Ford, aside from launching the Escort, also debuted the new 170bhp, 1.5-litre version of its compact, lightweight three-cylinder petrol engine in the new Mondeo (still a year away for Irish and European customers, sadly) while the entire Kia brand decided to take a major visit to the plastic surgeon’s and emerged rebranded, specifically for China, as Horki, The name apparently conflates the written symbols for China and Driving.
SUVs and luxury cars were, needless to say, shown en masse in Shanghai. Lamborghini, Rolls-Royce and Maserati were out in force, while BMW, with the X4, and Citroen, with the Wild Rubis concept, showed that there’s more than one way to skin the SUV cat. Volkswagen showed off a plugin-hybrid Range Rover Sport rivalling concept called the CrossBlue Coupe which will, it seems, make production in 2015 but may not come to Europe. Its styling most assuredly will though, on the next-generation Tiguan and Touareg.
Chinese-owned MG showed not one but two concept SUVs; the CS is a crisply-styled Nissan Qashqai rival while its Icon is a potential Juke rival with what appears to be the styling from a 1962 MGB roadster grafted onto the front. Mercedes’ SUV contribution was probably the most significant though.

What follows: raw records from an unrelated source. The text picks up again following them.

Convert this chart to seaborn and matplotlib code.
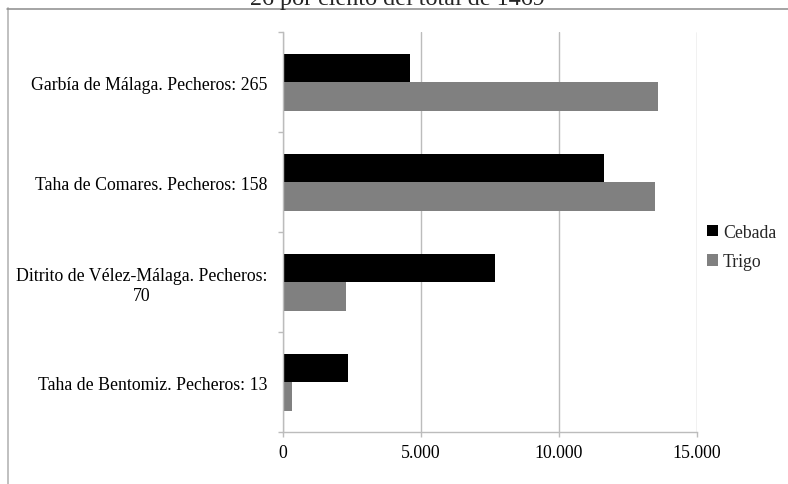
import matplotlib
matplotlib.use("Agg")
import matplotlib.pyplot as plt
import matplotlib.ticker as mticker
from matplotlib.lines import Line2D
from matplotlib.patches import Patch
import seaborn as sns
import pandas as pd

# ---- data ----
categories = [
    "Garbía de Málaga. Pecheros: 265",
    "Taha de Comares. Pecheros: 158",
    "Ditrito de Vélez-Málaga. Pecheros:\n70",
    "Taha de Bentomiz. Pecheros: 13",
]
cebada = [4600, 11630, 7690, 2350]
trigo = [13610, 13490, 2280, 340]
series_names = ["Cebada", "Trigo"]
series_colors = ["#000000", "#808080"]
x_ticks = [0, 5000, 10000, 15000]
title_text = "26 por ciento del total de 1469"

df = pd.DataFrame({
    "cat": categories * 2,
    "serie": [series_names[0]] * 4 + [series_names[1]] * 4,
    "valor": cebada + trigo,
})

sns.set_theme(style="white")
plt.rcParams["font.family"] = ["Liberation Serif", "DejaVu Serif"]

FS = 12.8
fig = plt.figure(figsize=(7.88, 4.85), dpi=100)
W, H = 788, 485
ax = fig.add_axes([282.7 / W, 1 - 433.3 / H, 414 / W, 400 / H])

sns.barplot(data=df, x="valor", y="cat", hue="serie", order=categories,
            hue_order=series_names, palette=series_colors, orient="h",
            width=0.57, saturation=1, ax=ax, legend=False, linewidth=0)

grid_c = "#bcbcbc"
ax.set_xlim(0, 15000)
ax.set_ylim(3.5, -0.5)
ax.set_xticks(x_ticks)
ax.xaxis.set_major_formatter(mticker.FuncFormatter(lambda v, p: f"{int(v):,}".replace(",", ".")))
ax.grid(axis="x", color=grid_c, linewidth=1.0)
ax.set_axisbelow(True)
ax.set_xlabel("")
ax.set_ylabel("")
for s in ["top", "right"]:
    ax.spines[s].set_visible(False)
for s in ["left", "bottom"]:
    ax.spines[s].set_color(grid_c)
    ax.spines[s].set_linewidth(1.0)

ax.tick_params(axis="x", which="major", length=3.6, width=1.0, color=grid_c,
               direction="out", pad=5, labelsize=FS, labelcolor="black", bottom=True)
ax.tick_params(axis="y", which="major", length=0, pad=11.3, labelsize=FS, labelcolor="black")
ax.set_yticks([-0.5, 0.5, 1.5, 2.5, 3.5], minor=True)
ax.tick_params(axis="y", which="minor", length=3.6, width=1.0, color=grid_c,
               direction="out", left=True)
for lbl in ax.get_yticklabels():
    lbl.set_multialignment("center")

# legend
handles = [Patch(facecolor=c, edgecolor="none") for c in series_colors]
fig.legend(handles, series_names, loc="center left",
           bbox_to_anchor=(707 / W, 1 - 248 / H), frameon=False,
           fontsize=FS, handlelength=0.6, handleheight=0.6,
           handletextpad=0.3, labelspacing=0.7, borderpad=0, borderaxespad=0)

# chart border (partially visible)
fig.add_artist(Line2D([7.5 / W, 7.5 / W], [1 - 9 / H, 0], color="#c0c0c0", linewidth=1.4))
fig.add_artist(Line2D([7 / W, 1], [1 - 9.5 / H, 1 - 9.5 / H], color="#8c8c8c", linewidth=1.1))

# title, cut at the top edge as in the reference
fig.text(397 / W, 1 - 5.5 / H, title_text, ha="center", va="baseline", fontsize=17.4)

fig.savefig("out.png", dpi=100)
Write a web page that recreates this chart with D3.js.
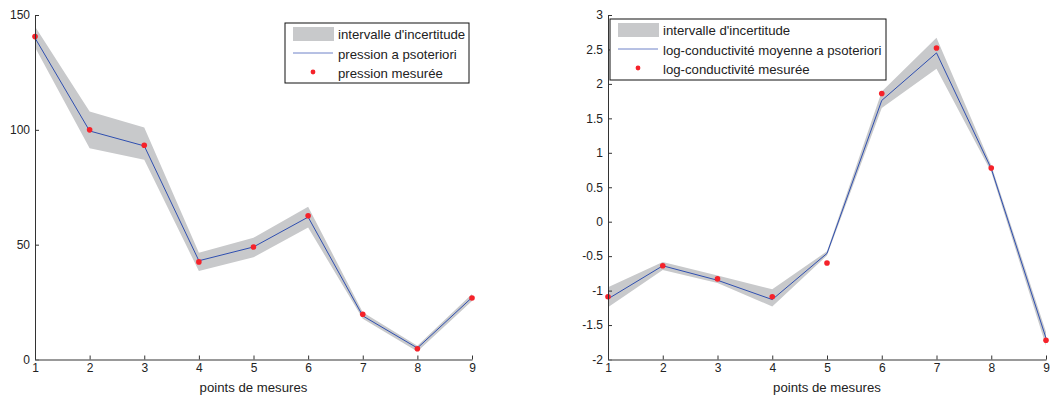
<!DOCTYPE html>
<html>
<head>
<meta charset="utf-8">
<script src="https://cdn.jsdelivr.net/npm/d3@7"></script>
<style>
body{margin:0;background:#fff;}
svg{font-family:"Liberation Sans",Arial,sans-serif;}
.tick text{font-size:12px;fill:#222;}
</style>
</head>
<body>
<script>
//points de mesures
var points = [1, 2, 3, 4, 5, 6, 7, 8, 9];

//left panel : pression
var pressMeasured = [140.6, 100, 93.3, 42.5, 49, 62.6, 19.7, 4.7, 26.8];
var pressMean = [140, 99.5, 93, 43, 49, 62, 19, 5, 27];
var pressLow = [136, 92, 87, 38.5, 44.5, 57.5, 17.7, 3.5, 25.5];
var pressHigh = [145, 108, 101, 46.5, 53, 66.5, 20.6, 6, 28.5];
var pressTicks = [0, 50, 100, 150];

//right panel : log-conductivite
var condMeasured = [-1.09, -0.64, -0.83, -1.09, -0.60, 1.86, 2.52, 0.78, -1.72];
var condMean = [-1.12, -0.64, -0.85, -1.13, -0.46, 1.76, 2.45, 0.77, -1.69];
var condLow = [-1.24, -0.70, -0.89, -1.23, -0.49, 1.65, 2.22, 0.72, -1.80];
var condHigh = [-0.95, -0.585, -0.78, -0.98, -0.43, 1.89, 2.67, 0.82, -1.60];
var condTicks = [-2, -1.5, -1, -0.5, 0, 0.5, 1, 1.5, 2, 2.5, 3];

var legendPress = ["intervalle d'incertitude", "pression a psoteriori", "pression mesurée"];
var legendCond = ["intervalle d'incertitude", "log-conductivité moyenne a psoteriori", "log-conductivité mesurée"];

var svg = d3.select("body").append("svg")
    .attr("width", 1051)
    .attr("height", 398);

drawPanel({
    x0: 35, x1: 472, yTop: 15, yBottom: 359.5,
    domain: [0, 150], ticks: pressTicks,
    measured: pressMeasured, mean: pressMean, low: pressLow, high: pressHigh,
    legend: legendPress, legendBox: [285, 23, 184, 60]
});

drawPanel({
    x0: 608, x1: 1046, yTop: 15, yBottom: 359.5,
    domain: [-2, 3], ticks: condTicks,
    measured: condMeasured, mean: condMean, low: condLow, high: condHigh,
    legend: legendCond, legendBox: [610, 19, 276, 61]
});

function drawPanel(c){
    var g = svg.append("g");

    var x = d3.scaleLinear().domain([1, 9]).range([c.x0, c.x1]);
    var y = d3.scaleLinear().domain(c.domain).range([c.yBottom, c.yTop]);

    //uncertainty band
    var area = d3.area()
        .x(function(d, i){ return x(points[i]); })
        .y0(function(d, i){ return y(c.low[i]); })
        .y1(function(d, i){ return y(c.high[i]); });
    g.append("path")
        .datum(points)
        .attr("d", area)
        .attr("fill", "#c8c9cb");

    //posterior mean
    var line = d3.line()
        .x(function(d, i){ return x(points[i]); })
        .y(function(d){ return y(d); });
    g.append("path")
        .datum(c.mean)
        .attr("d", line)
        .attr("fill", "none")
        .attr("stroke", "#2f4fb0")
        .attr("stroke-width", 1);

    //measured points
    g.selectAll(".pt")
        .data(c.measured)
        .enter()
        .append("circle")
        .attr("class", "pt")
        .attr("cx", function(d, i){ return x(points[i]); })
        .attr("cy", function(d){ return y(d); })
        .attr("r", 2.8)
        .attr("fill", "#f5222a");

    //axes
    var yAxis = g.append("g")
        .attr("transform", "translate(" + c.x0 + ",0)")
        .call(d3.axisLeft(y).tickValues(c.ticks).tickSizeInner(-4).tickSizeOuter(0).tickPadding(5)
            .tickFormat(function(d){ return String(d); }));
    yAxis.select(".domain").attr("stroke", "#333");
    yAxis.selectAll(".tick line").attr("stroke", "#333");

    var xAxis = g.append("g")
        .attr("transform", "translate(0," + c.yBottom + ")")
        .call(d3.axisBottom(x).tickValues(points).tickSizeInner(-4).tickSizeOuter(0).tickPadding(4)
            .tickFormat(d3.format("d")));
    xAxis.select(".domain").attr("stroke", "#777").attr("stroke-width", 1.6);
    xAxis.selectAll(".tick line").attr("stroke", "#333");

    g.append("text")
        .attr("x", (c.x0 + c.x1) / 2)
        .attr("y", 392)
        .attr("text-anchor", "middle")
        .attr("font-size", 13.2)
        .attr("fill", "#222")
        .text("points de mesures");

    //legend
    var b = c.legendBox;
    var lg = g.append("g").attr("transform", "translate(" + b[0] + "," + b[1] + ")");
    lg.append("rect")
        .attr("width", b[2]).attr("height", b[3])
        .attr("fill", "#fff").attr("stroke", "#111").attr("stroke-width", 1);
    lg.append("rect")
        .attr("x", 8).attr("y", 4).attr("width", 41).attr("height", 14)
        .attr("fill", "#c8c9cb");
    lg.append("line")
        .attr("x1", 8).attr("x2", 48).attr("y1", 30).attr("y2", 30)
        .attr("stroke", "#6f82c8").attr("stroke-width", 1);
    lg.append("circle")
        .attr("cx", 28).attr("cy", 49).attr("r", 2.4).attr("fill", "#f5222a");
    lg.selectAll(".lt")
        .data(c.legend)
        .enter()
        .append("text")
        .attr("class", "lt")
        .attr("x", 53)
        .attr("y", function(d, i){ return 16 + i * 19.5; })
        .attr("font-size", 13.2)
        .attr("fill", "#222")
        .text(function(d){ return d; });
}
</script>
</body>
</html>
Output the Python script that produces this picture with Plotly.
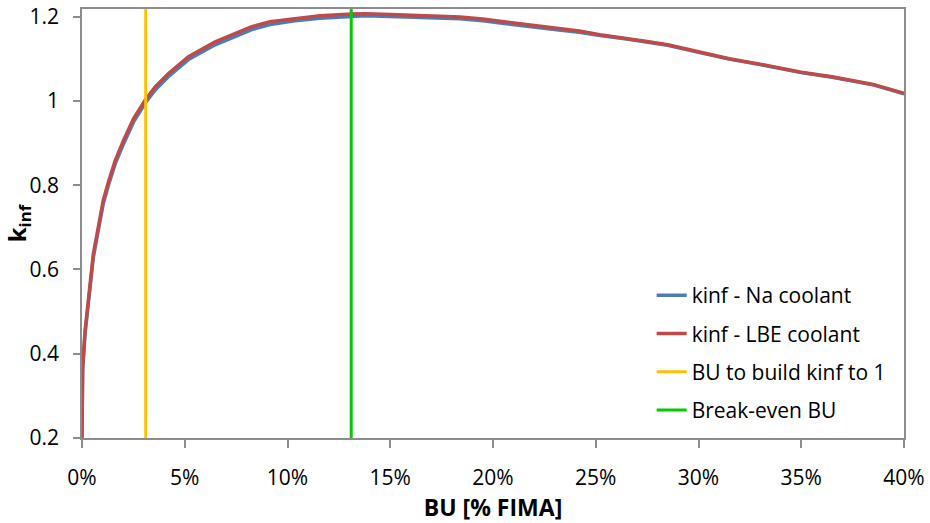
import plotly.graph_objects as go

# Burnup (% FIMA)
bu = [0, 0.03, 0.15, 0.31, 0.55, 0.84, 1.04, 1.3, 1.62, 2.03,
      2.51, 3.08, 3.56, 4.21, 5.18, 6.48, 7.45, 8.26, 9.15, 10.37,
      11.58, 13.1, 13.8, 15, 16.3, 17.5, 18.4, 19.5, 20.6, 21.9,
      23.2, 24.2, 25.2, 26.5, 27.5, 28.5, 30, 31.5, 33, 34,
      35, 36.5, 37.5, 38.5, 40]
kinf_lbe = [0.2, 0.368, 0.455, 0.533, 0.636, 0.713, 0.765, 0.81, 0.859, 0.907,
            0.958, 1.002, 1.033, 1.065, 1.105, 1.140, 1.160, 1.176, 1.188, 1.196,
            1.202, 1.206, 1.207, 1.205, 1.203, 1.201, 1.199, 1.194, 1.187, 1.179,
            1.171, 1.166, 1.157, 1.149, 1.141, 1.133, 1.116, 1.100, 1.087, 1.077,
            1.068, 1.057, 1.047, 1.039, 1.018]
kinf_na = [0.2, 0.36, 0.447, 0.525, 0.628, 0.705, 0.757, 0.802, 0.851, 0.899,
           0.950, 0.995, 1.026, 1.058, 1.098, 1.133, 1.153, 1.169, 1.181, 1.190,
           1.196, 1.201, 1.202, 1.200, 1.198, 1.197, 1.195, 1.190, 1.183, 1.176,
           1.168, 1.163, 1.155, 1.147, 1.140, 1.132, 1.115, 1.099, 1.086, 1.076,
           1.067, 1.056, 1.046, 1.038, 1.017]

bu_to_one = [3.1, 3.1]
break_even = [13.1, 13.1]
vline_y = [0.2, 1.218]

x_ticks = [0, 5, 10, 15, 20, 25, 30, 35, 40]
x_ticklabels = ["0%", "5%", "10%", "15%", "20%", "25%", "30%", "35%", "40%"]
y_ticks = [0.2, 0.4, 0.6, 0.8, 1.0, 1.2]
y_ticklabels = ["0.2", "0.4", "0.6", "0.8", "1", "1.2"]

FONT = "Open Sans"
AX = "#8c8c8c"

fig = go.Figure()
fig.add_trace(go.Scatter(x=bu, y=kinf_na, mode="lines", name="kinf - Na coolant",
                         line=dict(color="#4a7ebb", width=3.5), legendgroup="a"))
fig.add_trace(go.Scatter(x=bu, y=kinf_lbe, mode="lines", name="kinf - LBE coolant",
                         line=dict(color="#be4b48", width=3.5), legendgroup="b"))
fig.add_trace(go.Scatter(x=bu_to_one, y=vline_y, mode="lines", name="BU to build kinf to 1",
                         line=dict(color="#ffc000", width=3), legendgroup="c"))
fig.add_trace(go.Scatter(x=break_even, y=vline_y, mode="lines", name="Break-even BU",
                         line=dict(color="#00cc00", width=3), legendgroup="d"))

fig.update_layout(
    width=930, height=523,
    margin=dict(l=82, r=26, t=9, b=85),
    paper_bgcolor="white", plot_bgcolor="white",
    font=dict(family=FONT, color="black", size=21),
    showlegend=True,
    legend=dict(x=0.693, y=0.38, xanchor="left", yanchor="top",
                font=dict(family=FONT, size=21, color="black"),
                bgcolor="rgba(255,255,255,0)", traceorder="grouped", tracegroupgap=8),
    xaxis=dict(range=[0, 40], tickvals=x_ticks, ticktext=x_ticklabels, automargin=False,
               showgrid=False, zeroline=False, showline=True, linecolor=AX, linewidth=1.5,
               mirror=True, ticks="outside", ticklen=8, tickcolor=AX, tickwidth=1.5,
               tickfont=dict(family=FONT, size=21), ticklabelstandoff=12,
               title=dict(text="<b>BU [% FIMA]</b>", font=dict(family=FONT, size=23))),
    yaxis=dict(range=[0.2, 1.218], tickvals=y_ticks, ticktext=y_ticklabels, automargin=False,
               showgrid=False, zeroline=False, showline=True, linecolor=AX, linewidth=1.5,
               mirror=True, ticks="outside", ticklen=7, tickcolor=AX, tickwidth=1.5,
               tickfont=dict(family=FONT, size=21), ticklabelstandoff=10,
               title=dict(text="<b>k<sub>inf</sub></b>", font=dict(family=FONT, size=24))),
)

fig.write_html("out.html")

The GLA Compact Crossover Study is hiding its modesty behind a screen of motor-show tinsel but its is in all but some glossy chrome add-ons identical to the production car that will take on the BMW X1 and Audi Q3 from later this year. Given its chiseled, handsome looks, it’s rather hard not to see it tempting buyers in their droves, whether or not they conform to Balinghou standards.
Of course, underneath the GLA is essentially an A-Class hatchback wearing lifts in its shoes, so like almost everything else at Shanghai, it’s a familiar face that’s had a little work done.